Artigo: Por uma instituição de direitos humanos
Brasília, 12/12/2011- O artigo "Por uma instituição de direitos humanos" é de autoria do presidente nacional da OAB, Ophir Cavalcante, e foi publicado na edição de hoje (12) do jornal Correio Braziliense:
"Há 63 anos, que foram celebrados no sábado, com o mundo ainda traumatizado pela barbárie da Segunda Guerra Mundial, era ratificada a Declaração Universal dos Direitos Humanos, fundada na esperança de se reconstruir a sociedade sob novos alicerces de paz, democracia e respeito ao seu semelhante.
Conseguimos? Hoje, continuamos perplexos com o recrudescimento das tensões em muitas regiões do planeta, enquanto a crise do capitalismo liberal arrasta as potências econômicas rumo ao desconhecido, despontando das ruas de Wall Street movimentos populares contra a influência empresarial nos governos e na sociedade. Progresso moral e progresso material se confrontam com problemas de justiça, de liberdade e de igualdade.
Logo, torna-se indispensável estender o conceito de direitos humanos, que não pode se restringir a identificar maus-tratos físicos. Deve ir além, ao questionar as economias que geram riqueza, de um lado, e desordem e pobreza, de outro; que destroem a natureza e promovem as guerras; que criam guetos e erguem muros de intolerância. A percepção de mundo e de humanidade mudou.

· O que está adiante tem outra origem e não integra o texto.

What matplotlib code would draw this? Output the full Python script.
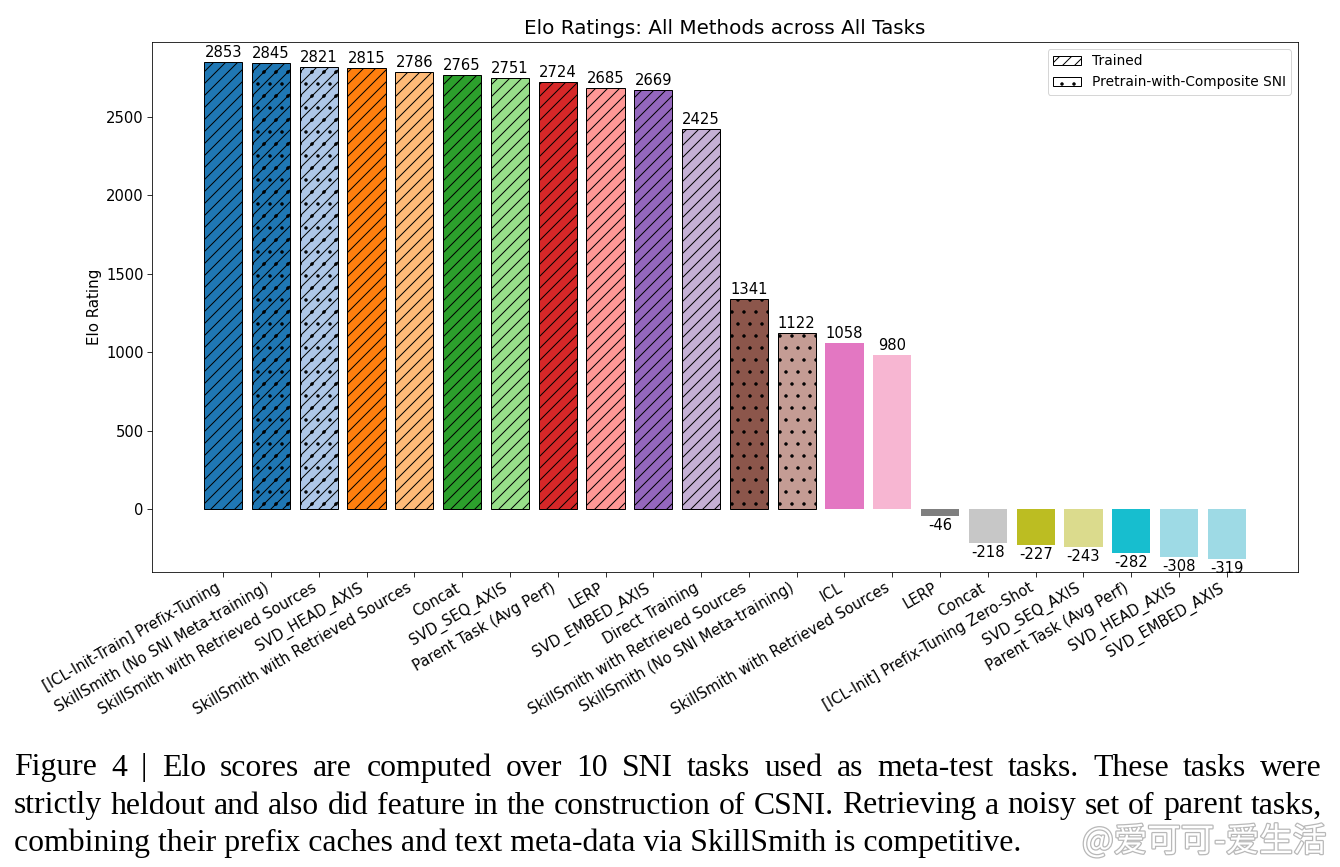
import matplotlib
matplotlib.use("Agg")
import matplotlib.pyplot as plt
import matplotlib.patheffects as pe
from matplotlib.patches import Patch

methods = [
    "[ICL-Init-Train] Prefix-Tuning",
    "SkillSmith (No SNI Meta-training)",
    "SkillSmith with Retrieved Sources",
    "SVD_HEAD_AXIS",
    "SkillSmith with Retrieved Sources",
    "Concat",
    "SVD_SEQ_AXIS",
    "Parent Task (Avg Perf)",
    "LERP",
    "SVD_EMBED_AXIS",
    "Direct Training",
    "SkillSmith with Retrieved Sources",
    "SkillSmith (No SNI Meta-training)",
    "ICL",
    "SkillSmith with Retrieved Sources",
    "LERP",
    "Concat",
    "[ICL-Init] Prefix-Tuning Zero-Shot",
    "SVD_SEQ_AXIS",
    "Parent Task (Avg Perf)",
    "SVD_HEAD_AXIS",
    "SVD_EMBED_AXIS",
]
elo = [2853, 2845, 2821, 2815, 2786, 2765, 2751, 2724, 2685, 2669, 2425,
       1341, 1122, 1058, 980, -46, -218, -227, -243, -282, -308, -319]
hatches = ["//", "//.", "//.", "//", "//", "//", "//", "//", "//", "//", "//",
           ".", ".", "", "", "", "", "", "", "", "", ""]
colors = ["#1f77b4", "#1f77b4", "#aec7e8", "#ff7f0e", "#ffbb78", "#2ca02c",
          "#98df8a", "#d62728", "#ff9896", "#9467bd", "#c5b0d5", "#8c564b",
          "#c49c94", "#e377c2", "#f7b6d2", "#7f7f7f", "#c7c7c7", "#bcbd22",
          "#dbdb8d", "#17becf", "#9edae5", "#9edae5"]

legend_labels = ["Trained", "Pretrain-with-Composite SNI"]
legend_hatches = ["//", "."]

caption_lines = [
    "Figure 4 | Elo scores are computed over 10 SNI tasks used as meta-test tasks. These tasks were",
    "strictly heldout and also did feature in the construction of CSNI. Retrieving a noisy set of parent tasks,",
    "combining their prefix caches and text meta-data via SkillSmith is competitive.",
]
watermark = "@爱可可-爱生活"

W, H = 1340, 867
DPI = 72
S = 100 / 72
fig = plt.figure(figsize=(W / DPI, H / DPI), dpi=DPI)
ax = fig.add_axes([152 / W, 1 - 572 / H, (1298 - 152) / W, (572 - 42) / H])

x = list(range(len(elo)))
bars = ax.bar(x, elo, width=0.8, color=colors)
for b, h in zip(bars, hatches):
    if h:
        b.set_hatch(h)
        b.set_edgecolor("black")
        b.set_linewidth(1.0)
    else:
        b.set_linewidth(0)

ax.bar_label(bars, labels=[str(v) for v in elo], padding=2, fontsize=10.6 * S)

ax.set_ylim(-402, 2978)
ax.set_xticks(x)
ax.set_xticklabels(methods, rotation=30, ha="right", fontsize=10.6 * S)
ax.tick_params(axis="y", labelsize=10.6 * S)
ax.tick_params(length=3.5 * S)
ax.set_ylabel("Elo Rating", fontsize=10.8 * S)
ax.set_title("Elo Ratings: All Methods across All Tasks", fontsize=14.3 * S,
             pad=6 * S)

handles = [Patch(facecolor="white", edgecolor="black", hatch=h) for h in legend_hatches]
ax.legend(handles, legend_labels, loc="upper right", fontsize=9.9 * S)

# caption, justified like the reference
fig.canvas.draw()
renderer = fig.canvas.get_renderer()
cap_family = "Liberation Serif"
left_px, right_px = 14, 1322


def width_at(s, size):
    t = fig.text(0, 0, s, fontsize=size, family=cap_family)
    w = t.get_window_extent(renderer).width
    t.remove()
    return w


size_a = 20 * 1036 / width_at(caption_lines[2], 20)
size_b = 20 * (right_px - left_px - 8) / width_at(caption_lines[1], 20)
cap_size = min(size_a, size_b)

ys = [768, 806, 843]
for i, (line, yy) in enumerate(zip(caption_lines, ys)):
    yf = 1 - yy / H
    if i == len(caption_lines) - 1:
        fig.text(left_px / W, yf, line, fontsize=cap_size, family=cap_family,
                 va="center", ha="left")
        continue
    words = line.split(" ")
    txts = [fig.text(0, yf, w, fontsize=cap_size, family=cap_family,
                     va="center", ha="left") for w in words]
    widths = [t.get_window_extent(renderer).width for t in txts]
    gap = (right_px - left_px - sum(widths)) / (len(words) - 1)
    xp = left_px
    for t, wd in zip(txts, widths):
        t.set_x(xp / W)
        xp += wd + gap

fig.text(1082 / W, 1 - 842 / H, watermark, fontsize=33.5, color="white",
         family=["Noto Sans CJK SC", "DejaVu Sans"], va="center", ha="left",
         path_effects=[pe.withStroke(linewidth=2.5, foreground="#b8b8b8")])

fig.savefig("out.png", dpi=DPI)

No Brasil, o princípio da dignidade da pessoa humana está na base de todos os direitos constitucionais consagrados: sejam direitos e liberdades tradicionais (art. 5º); direitos de participação política (art. 14); direitos sociais (art. 6º); direitos dos trabalhadores (art. 7º), bem como direitos às prestações sociais (art. 203). Na prática, porém, o abismo social ainda é profundo, separando pobres de ricos e levando o país a níveis de violência inaceitáveis.
Por ato normativo, a Ordem dos Advogados do Brasil integra o Conselho de Defesa dos Direitos da Pessoa Humana (CDDPH), ao lado de outras representações da sociedade civil, com vistas à execução de medidas que assegurem o respeito aos direitos humanos e às liberdades fundamentais no país. Não menosprezando seu papel no curso da reconquista das liberdades civis e das importantes contribuições para combater os excessos do Estado, estamos falando de um órgão do próprio Estado, estruturado pelo Estado e financiado pelo Estado.
As relações entre os homens pressupõem um ideal comum de todos os povos e de todas as nações, universal, sem prejuízo da soberania. Sem nenhum tipo de sujeição a um ou mais poderes do Estado. Sem interferências de qualquer natureza, sejam ideológicas ou econômicas. Esses princípios realçam a necessidade de uma Instituição Nacional de Direitos Humanos no Brasil, sem a tutela do Estado. Uma instituição pluralista na sua composição e financeiramente autônoma - num sentido amplo, com independência para o cumprimento de suas funções.
Em outros fóruns internacionais de discussões, como no caso das mudanças climáticas que afetam a própria sobrevivência humana na Terra, a participação do Brasil tem crescido e sua voz cada vez mais respeitada. Contudo, o mínimo a dizer é que se tornou desconcertante a ausência de nosso país em quase uma dezena de conferências de instituições nacionais de Direitos Humanos realizadas no âmbito da América Latina.
Simplesmente porque, não tendo ainda apresentado as credenciais de Instituição Nacional com essas características, de independência e autonomia, o Brasil permanece à margem do Alto Comissariado das Nações Unidas para os Direitos Humanos.
Discute-se há mais de 15 anos o significado e real alcance da independência a ser conferida à Instituição Nacional, geralmente envolvendo razões diplomáticas. Vale dizer, mais uma vez, razões de Estado acabam por retardar a definição de um modelo apropriado.
Não está no escopo da instituição - nem é este o seu objetivo - interferir na esfera das relações diplomáticas. O que se busca é inserir o Brasil no esforço global de proteção e promoção dos direitos humanos como um bem comum da humanidade, trabalhando em estreita cooperação com os demais países-membros. Esse sentido de independência e cooperação ajusta-se perfeitamente ao pensamento da Ordem dos Advogados do Brasil.
E, nesse ponto, devemos lembrar que os avanços alcançados pelo Brasil na área dos Direitos Humanos se devem principalmente à participação da sociedade civil, que impulsiona e transforma o Estado. Em outras palavras, à consciência da natureza universal dos Direitos Humanos, para a qual é imprescindível a atuação da advocacia como guardiã desses postulados."